Source data

◆ ◆ ◆ ◆ ◆ ◆ ◆

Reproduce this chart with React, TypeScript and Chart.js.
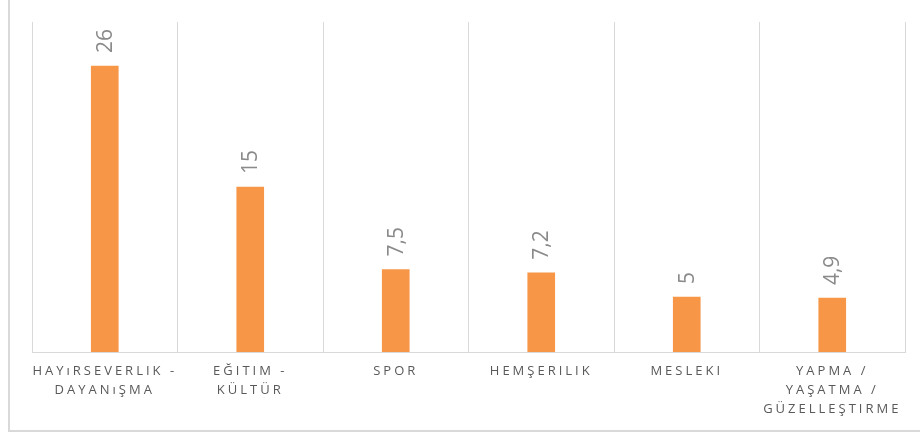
import React, { useEffect, useRef } from "react";
import { Chart, registerables } from "chart.js";
Chart.register(...registerables);

const categories: (string | string[])[] = [
  ["HAYıRSEVERLIK -", "DAYANıŞMA"],
  ["EĞITIM -", "KÜLTÜR"],
  "SPOR",
  "HEMŞERILIK",
  "MESLEKI",
  ["YAPMA /", "YAŞATMA /", "GÜZELLEŞTIRME"],
];
const values = [26, 15, 7.5, 7.2, 5, 4.9];
const valueLabels = ["26", "15", "7,5", "7,2", "5", "4,9"];
const yMin = 0;
const yMax = 30;

const labelPlugin = {
  id: "labelPlugin",
  beforeDraw(chart: any) {
    chart.ctx.letterSpacing = "3px";
  },
  afterDatasetsDraw(chart: any) {
    const ctx = chart.ctx;
    const meta = chart.getDatasetMeta(0);
    ctx.save();
    ctx.letterSpacing = "0px";
    ctx.font = "21px 'Open Sans'";
    ctx.fillStyle = "#8a8a8a";
    ctx.textAlign = "left";
    ctx.textBaseline = "middle";
    meta.data.forEach((bar: any, i: number) => {
      ctx.save();
      ctx.translate(bar.x + 1, bar.y - 13);
      ctx.rotate(-Math.PI / 2);
      ctx.fillText(valueLabels[i], 0, 0);
      ctx.restore();
    });
    ctx.restore();
  },
  afterDraw(chart: any) {
    chart.ctx.letterSpacing = "0px";
  },
};

export default function App() {
  const ref = useRef<HTMLCanvasElement>(null);
  useEffect(() => {
    const chart = new Chart(ref.current!, {
      type: "bar",
      data: {
        labels: categories,
        datasets: [{ data: values, backgroundColor: "#F79646", barThickness: 27 }],
      },
      options: {
        responsive: false,
        animation: false,
        devicePixelRatio: 1,
        layout: { padding: { left: 22, right: 15, top: 22, bottom: 0 } },
        plugins: { legend: { display: false }, tooltip: { enabled: false } },
        scales: {
          x: {
            grid: { offset: true, color: "#d9d9d9", drawTicks: false },
            border: { color: "#d9d9d9" },
            ticks: {
              color: "#595959",
              font: { family: "'Open Sans'", size: 13, lineHeight: 19 / 13 },
              padding: 10,
              autoSkip: false,
              maxRotation: 0,
              minRotation: 0,
            },
            afterFit: (s: any) => {
              s.height = 78;
            },
          },
          y: { display: false, min: yMin, max: yMax },
        },
      } as any,
      plugins: [labelPlugin],
    });
    return () => chart.destroy();
  }, []);
  return (
    <div
      style={{
        position: "fixed",
        left: 8,
        top: -2,
        width: 930,
        height: 434,
        boxSizing: "border-box",
        border: "2px solid #d9d9d9",
        background: "#fff",
      }}
    >
      <canvas ref={ref} width={910} height={430} style={{ display: "block" }} />
    </div>
  );
}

◆ ◆ ◆ ◆ ◆ ◆ ◆

Task description
Restate only the lines running from the start of the material above through the line containing "Chart.register(...registerables);", ends included. No pictures.

The result
Reproduce this chart with React, TypeScript and Chart.js.
import React, { useEffect, useRef } from "react";
import { Chart, registerables } from "chart.js";
Chart.register(...registerables);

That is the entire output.